§ TASK DIRECTIONS: Scan the lines below for "diagram"; report the number of lines that contain it, and only that.

§ SOURCE MATERIAL:
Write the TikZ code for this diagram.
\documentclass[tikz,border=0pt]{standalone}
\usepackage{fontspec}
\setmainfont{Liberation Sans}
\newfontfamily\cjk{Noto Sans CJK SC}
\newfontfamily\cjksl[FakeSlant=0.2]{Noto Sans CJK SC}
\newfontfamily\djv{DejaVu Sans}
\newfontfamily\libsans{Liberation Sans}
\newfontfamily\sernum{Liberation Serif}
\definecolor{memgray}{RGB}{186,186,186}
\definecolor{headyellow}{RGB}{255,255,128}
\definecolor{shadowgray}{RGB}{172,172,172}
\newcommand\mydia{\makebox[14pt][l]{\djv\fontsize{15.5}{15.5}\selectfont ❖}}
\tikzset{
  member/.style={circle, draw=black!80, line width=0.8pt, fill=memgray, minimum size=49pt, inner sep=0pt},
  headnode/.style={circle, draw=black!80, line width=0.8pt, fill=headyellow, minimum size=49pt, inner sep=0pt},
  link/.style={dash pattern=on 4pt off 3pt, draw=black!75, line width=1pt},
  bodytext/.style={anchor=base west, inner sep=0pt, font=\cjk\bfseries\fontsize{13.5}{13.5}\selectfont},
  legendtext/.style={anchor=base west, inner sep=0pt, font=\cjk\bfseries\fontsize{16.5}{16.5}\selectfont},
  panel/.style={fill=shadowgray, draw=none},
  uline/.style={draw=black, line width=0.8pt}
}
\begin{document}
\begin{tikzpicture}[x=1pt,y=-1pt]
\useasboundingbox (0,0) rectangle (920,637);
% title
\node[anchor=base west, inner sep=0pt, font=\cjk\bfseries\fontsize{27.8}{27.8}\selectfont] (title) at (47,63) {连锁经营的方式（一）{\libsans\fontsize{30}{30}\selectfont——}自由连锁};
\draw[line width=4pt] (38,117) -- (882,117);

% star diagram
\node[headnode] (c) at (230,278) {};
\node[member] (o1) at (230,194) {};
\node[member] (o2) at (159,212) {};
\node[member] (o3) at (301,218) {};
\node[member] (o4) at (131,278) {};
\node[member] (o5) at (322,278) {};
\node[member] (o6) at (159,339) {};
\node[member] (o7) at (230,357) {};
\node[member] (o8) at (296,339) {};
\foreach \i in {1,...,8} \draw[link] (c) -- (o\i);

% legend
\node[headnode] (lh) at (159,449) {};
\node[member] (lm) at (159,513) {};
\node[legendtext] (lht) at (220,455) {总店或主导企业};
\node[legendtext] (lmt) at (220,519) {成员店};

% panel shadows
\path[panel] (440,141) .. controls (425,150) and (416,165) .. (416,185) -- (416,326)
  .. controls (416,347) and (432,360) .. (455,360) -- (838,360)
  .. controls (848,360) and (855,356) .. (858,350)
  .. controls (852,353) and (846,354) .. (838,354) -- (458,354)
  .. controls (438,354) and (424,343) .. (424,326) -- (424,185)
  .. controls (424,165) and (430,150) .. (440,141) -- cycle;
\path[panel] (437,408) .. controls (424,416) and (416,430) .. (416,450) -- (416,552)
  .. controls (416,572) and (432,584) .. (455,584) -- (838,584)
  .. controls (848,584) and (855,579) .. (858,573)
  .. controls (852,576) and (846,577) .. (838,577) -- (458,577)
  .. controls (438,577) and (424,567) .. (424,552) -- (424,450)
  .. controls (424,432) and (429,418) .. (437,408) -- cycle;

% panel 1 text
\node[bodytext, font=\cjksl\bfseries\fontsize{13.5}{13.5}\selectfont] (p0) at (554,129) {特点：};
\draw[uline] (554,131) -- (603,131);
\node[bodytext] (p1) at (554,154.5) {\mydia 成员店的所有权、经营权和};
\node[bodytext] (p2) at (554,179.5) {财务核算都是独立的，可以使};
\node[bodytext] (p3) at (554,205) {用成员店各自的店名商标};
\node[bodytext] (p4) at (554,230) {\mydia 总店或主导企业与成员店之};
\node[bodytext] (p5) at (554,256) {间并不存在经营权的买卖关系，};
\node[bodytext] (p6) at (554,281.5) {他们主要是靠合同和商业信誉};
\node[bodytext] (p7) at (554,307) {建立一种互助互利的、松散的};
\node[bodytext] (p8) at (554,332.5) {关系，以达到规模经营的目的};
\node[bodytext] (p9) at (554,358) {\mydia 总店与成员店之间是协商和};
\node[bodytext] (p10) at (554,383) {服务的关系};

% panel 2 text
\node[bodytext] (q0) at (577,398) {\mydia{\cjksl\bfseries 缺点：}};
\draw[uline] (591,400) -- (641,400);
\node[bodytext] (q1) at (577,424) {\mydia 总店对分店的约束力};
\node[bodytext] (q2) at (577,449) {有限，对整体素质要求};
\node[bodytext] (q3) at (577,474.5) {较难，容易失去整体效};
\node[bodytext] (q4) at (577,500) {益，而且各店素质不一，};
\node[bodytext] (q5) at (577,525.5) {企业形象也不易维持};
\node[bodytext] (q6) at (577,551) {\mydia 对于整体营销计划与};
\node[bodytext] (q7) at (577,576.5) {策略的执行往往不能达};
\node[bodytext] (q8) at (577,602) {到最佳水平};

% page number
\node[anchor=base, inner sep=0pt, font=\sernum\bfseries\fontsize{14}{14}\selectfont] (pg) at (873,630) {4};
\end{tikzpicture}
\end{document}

§ RESPONSE TO THE TASK: 2